During its event, Google also touted a service called conversion modeling that seeks to attribute ads when traditional identity tracking tools, like cookies, are not available. Originally announced in April, conversion modeling uses machine learning to take the ad attribution data collected when cookies are available and use it to project how someone who is not logged in and cannot be tracked via cookies may have been exposed to a campaign across Google’s properties and acted upon those ads, such as by visiting an advertiser’s site.

However, that approach requires the company to convince advertisers that its machine learning and automated systems are trustworthy. That requires transparency, something machine learning systems cannot always provide, and tech firms like Google are reluctant to expose. “We’ve heard automated solutions can feel like a black box,” said Jason Spero, Google’s vp of global business solutions, during the company’s event.

“[Automation] is probably the piece where there’s the most opportunity, but obviously where the industry has to shift the most,” said Amanda Martin, vp of enterprise partnerships at digital agency Goodway Group, who added that advertisers and agencies might not have full faith in Google’s machine learning models because of “the loss or lack of transparency.”

Trust and transparency in the firm’s attribution technology will be “tricky” for Google, said Feliks Malts, vp of decision sciences at digital agency 3Q Digital. He said attribution reports provided by the company could make it seem as though Google ads played a bigger role in getting someone to take an action than they actually did, in part because they do not take into consideration advertising outside the Google universe. “For advertisers that spend the majority of their budget with Google, this will be less of an issue, but when facing the reality of many larger advertisers that diversify their spend, this likely won’t be the case.”
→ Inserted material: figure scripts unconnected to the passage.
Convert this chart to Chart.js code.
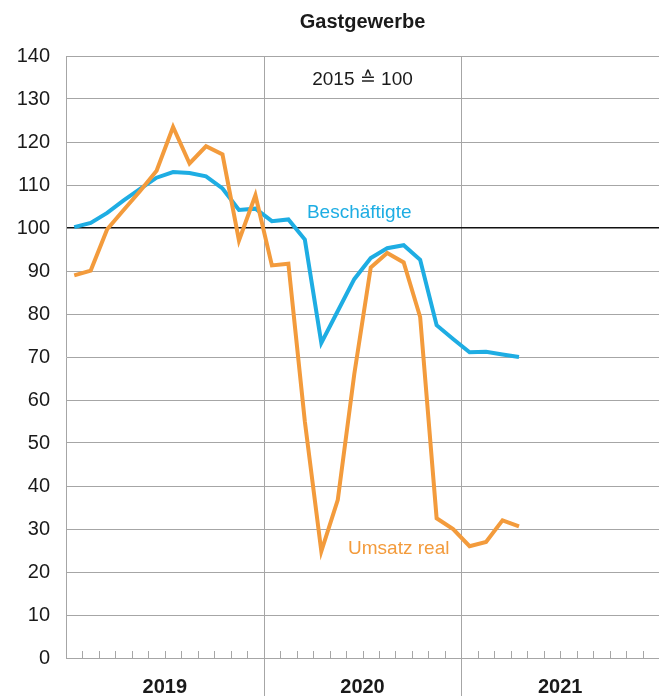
<!DOCTYPE html>
<html>
<head>
<meta charset="utf-8">
<script src="https://cdn.jsdelivr.net/npm/chart.js@4.4.1/dist/chart.umd.min.js"></script>
<style>
  html, body { margin: 0; padding: 0; background: #fff; }
  #wrap { position: relative; width: 668px; height: 696px; }
</style>
</head>
<body>
<div id="wrap"><canvas id="chart"></canvas></div>
<script>
// Gastgewerbe, Jan 2019 - Apr 2021, 2015 = 100
const years = ['2019', '2020', '2021'];
const beschaeftigte = [100.2, 101.2, 103.5, 106.4, 109.1, 111.7, 113.0, 112.8, 112.0, 109.2, 104.2, 104.5,
  101.6, 102.0, 97.3, 73.3, 80.7, 88.1, 93.0, 95.3, 96.0, 92.6, 77.4, 74.2,
  71.1, 71.2, 70.6, 70.0];
const umsatzReal = [89.0, 90.1, 99.7, 104.2, 108.6, 113.3, 123.5, 115.0, 119.0, 117.1, 97.1, 107.6,
  91.3, 91.7, 55.0, 24.8, 36.8, 66.0, 90.8, 94.2, 92.0, 79.3, 32.5, 30.0,
  26.0, 27.0, 32.0, 30.6];
const yMin = 0, yMax = 140, yStep = 10;

const BLUE = '#1eade3';
const ORANGE = '#f39b3c';
const GRID = '#a6a6a6';
const FONT = "'Liberation Sans', Arial, Helvetica, sans-serif";
const monthsTotal = years.length * 12;

// each month sits in the middle of its slot
const toPoints = arr => arr.map((v, i) => ({ x: i + 0.5, y: v }));

const frame = {
  id: 'frame',
  beforeDraw(chart) {
    const { ctx, chartArea, scales: { x, y } } = chart;
    ctx.save();
    ctx.strokeStyle = GRID;
    ctx.lineWidth = 1;
    // year separators, running down through the label row
    for (let k = 1; k < years.length; k++) {
      const px = Math.round(x.getPixelForValue(k * 12)) + 0.5;
      ctx.beginPath();
      ctx.moveTo(px, chartArea.top);
      ctx.lineTo(px, chart.height);
      ctx.stroke();
    }
    // small month marks pointing up from the base line
    const base = y.getPixelForValue(0);
    for (let m = 1; m < monthsTotal; m++) {
      if (m % 12 === 0) continue;
      const px = Math.round(x.getPixelForValue(m)) + 0.5;
      ctx.beginPath();
      ctx.moveTo(px, base);
      ctx.lineTo(px, base - 7);
      ctx.stroke();
    }
    ctx.restore();
  },
  afterDraw(chart) {
    const { ctx, chartArea, scales: { x, y } } = chart;
    const cx = (chartArea.left + chartArea.right) / 2;
    ctx.save();
    ctx.textAlign = 'center';
    ctx.textBaseline = 'middle';
    ctx.fillStyle = '#1a1a1a';
    ctx.font = 'bold 20px ' + FONT;
    ctx.fillText('Gastgewerbe', cx, 22);
    ctx.font = '19px ' + FONT;
    ctx.fillText('2015 \u2259 100', x.getPixelForValue(18), y.getPixelForValue(134.5));
    ctx.fillStyle = BLUE;
    ctx.fillText('Besch\u00e4ftigte', x.getPixelForValue(17.8), y.getPixelForValue(103.5));
    ctx.fillStyle = ORANGE;
    ctx.fillText('Umsatz real', x.getPixelForValue(20.2), y.getPixelForValue(25.5));
    ctx.restore();
  }
};

new Chart(document.getElementById('chart'), {
  type: 'line',
  data: {
    datasets: [
      {
        label: 'Umsatz real',
        data: toPoints(umsatzReal),
        borderColor: ORANGE,
        backgroundColor: ORANGE,
        borderWidth: 4,
        pointRadius: 0,
        tension: 0,
        fill: false,
      },
      {
        label: 'Beschäftigte',
        data: toPoints(beschaeftigte),
        borderColor: BLUE,
        backgroundColor: BLUE,
        borderWidth: 4,
        pointRadius: 0,
        tension: 0,
        fill: false,
      },
    ],
  },
  options: {
    responsive: true,
    maintainAspectRatio: false,
    animation: false,
    layout: { padding: { left: 0, right: 6, top: 56, bottom: 0 } },
    plugins: {
      legend: { display: false },
      tooltip: { enabled: false },
      title: { display: false },
    },
    scales: {
      x: {
        type: 'linear',
        min: 0,
        max: monthsTotal,
        grid: { display: false },
        border: { display: false },
        ticks: {
          stepSize: 6,
          autoSkip: false,
          maxRotation: 0,
          padding: 9,
          color: '#1a1a1a',
          font: { family: FONT, size: 20, weight: 'bold' },
          callback: v => (v % 12 === 6 ? years[(v - 6) / 12] : ''),
        },
        afterFit: s => { s.height = 38; },
      },
      y: {
        min: yMin,
        max: yMax,
        grid: {
          drawTicks: false,
          color: c => (c.tick.value === 100 ? '#111' : GRID),
          lineWidth: c => (c.tick.value === 100 ? 1.6 : 1),
        },
        border: { color: GRID, width: 1 },
        ticks: {
          stepSize: yStep,
          padding: 16,
          color: '#1a1a1a',
          font: { family: FONT, size: 20 },
        },
        afterFit: s => { s.width = 66; },
      },
    },
  },
  plugins: [frame],
});
</script>
</body>
</html>
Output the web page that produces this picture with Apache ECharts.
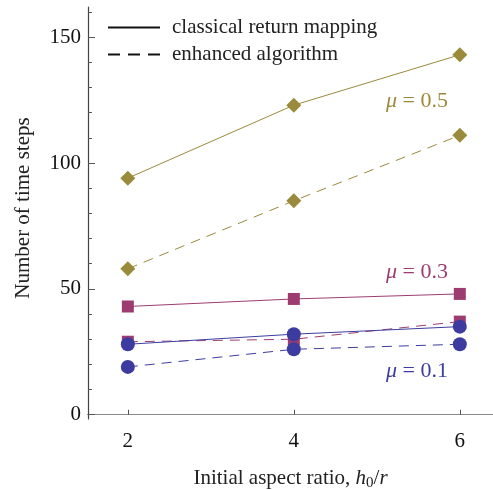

After this story was originally published, Google spokesperson Leslie Pitterson told Digiday advertisers do not have to rely solely on Google measurement. “We’re focused on helping marketers show helpful, relevant ads and our investment in measurement is to help provide insight into how effectively ads connect with real people and influence their consumer behavior,” she said. “We understand that this is critical to the ecosystem and Google has long-standing partnerships with measurement firms globally to ensure that advertisers have third-party reporting as well.”

Defying Antitrust pressure 

Google’s attribution and conversion modeling news seemed buried in a whirlwind overview of how the company wants advertisers to operate in a world without third-party cookies that Google itself has thrust upon them. But that may have been by design, since the attribution announcements appear to have the potential to further consolidate Google’s digital ad power, which could raise regulatory red flags.

With more government eyes than ever on the minutiae of Google’s ad business, its advancing mission to congeal its various products might not sit well with legislators and detractors who already warn of the company’s growing dominance in the digital advertising market. “It really feels like a step in the direction that would lead to some foreseeable antitrust issues,” said Ad Bacon’s Martin. Considering the potential for Google to deliver “extreme reach across so many different facets of advertising,” he said, “It would be conceivable they would amass a large portion of a single advertiser’s budget.”

Already Google leads digital ad spending worldwide with around 30% market share. “They’re trying to solidify the piece of the pie that they already have, which is extremely large,” said Goodway Group’s Martin.